L’Annonciation à la vierge Marie, par un ange, qu’elle va enfanter le Christ sans passer par la case sexuelle est la base absolue de la religion chrétienne. Si vous niez cette histoire là, ou plus exactement la façon dont elle a été remaniée par les exégètes de l’Eglise, le Christ devient un simple homme, fils de Marie et joseph et point barre... Douter de ça a envoyé des centaines de gens au bûcher...

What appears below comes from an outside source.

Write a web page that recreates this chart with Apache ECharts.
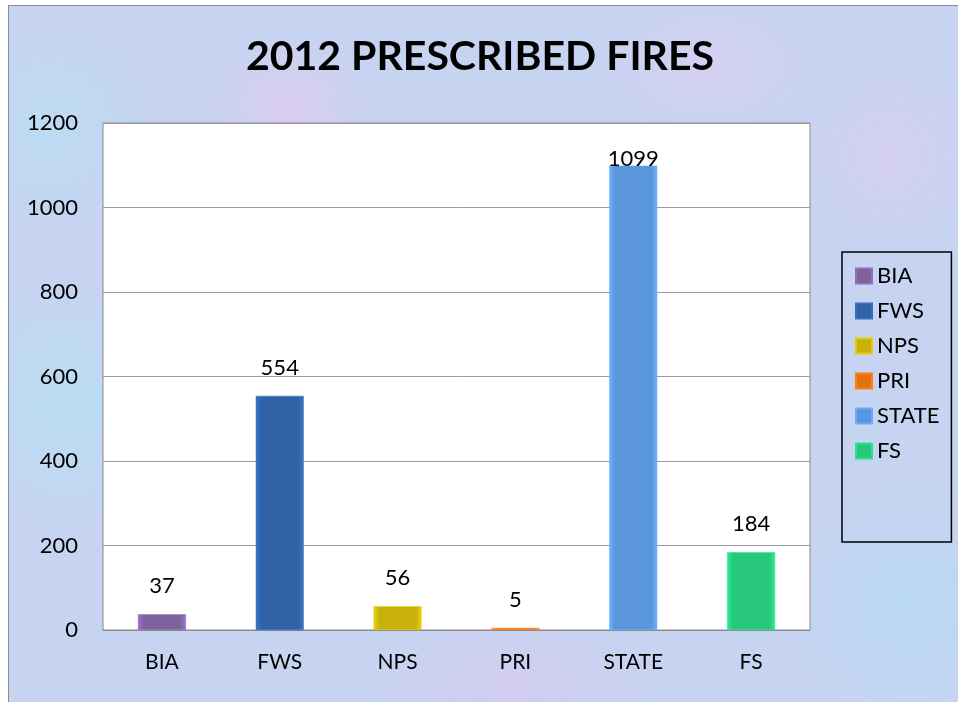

On imagine donc que cette scène (incongrue pour le raisonneur, vitale pour le croyant) a été peinte à des centaines de reprises par les plus grands artistes, dont Rubens, mais beaucoup d’entre eux ont voulu remettre un truc logique dans une histoire qui ne l’est en rien, et le chat en est un moyen absolu.
Parce qu’un chat, ça n’a pas de religion, pas de croyances, pas peur de la mort puisqu’il ne sait pas ce que c’est et une religion où l’on n’a pas peur de la mort, ce n’est plus une religion ! On aurait presque envie de dire que le chat qui continue de pioncer, c’est la réponse rationnelle de l’artiste tout en racontant en images l’histoire officielle... Le chat serait en quelque sorte la pensée humaine...
Dans d’autres annonciations, on retrouve le chat. Dans le tableau, beaucoup moins connu de Lorenzo Lotto, en 1527, cent ans avant Rubens donc, il ya aussi un chat mais celui-là se barre en grognant sur l’ange qui dérange la maisonnée. Mais c’est encore un signe rationnel, on ne nie pas l’ange, mais on dit quand même que l’histoire qui se passe autour est à dormir debout ! Il est vrai qu’à cette époque, l’Inquisition, sorte de Guépéou ou de Stasi papale, une des hontes de l’histoire de l’humanité, bat son plein. Donc l’ange forcément ça existe ! Mais Lotto est peut être encore plus fort, le chat étant alors un signe démoniaque, il fait penser à ces imbéciles de l’Inquisition que le seul qui ne croit pas à l’histoire de l’enfantement par miracle, c’est le démon !
Très forts ces peintres... Très forts ces chats...
1/ La robe spotted tabby ou moucheté, est en fait une robe mackerel tabby dont les rayures sont interrompues. Par sélection on a pu obtenir des ronds parfaits mais ils peuvent aussi être de formes plus ou moins inégales.
2/ A noter que ce chat ressemble fortement à la race actuelle des Bengal.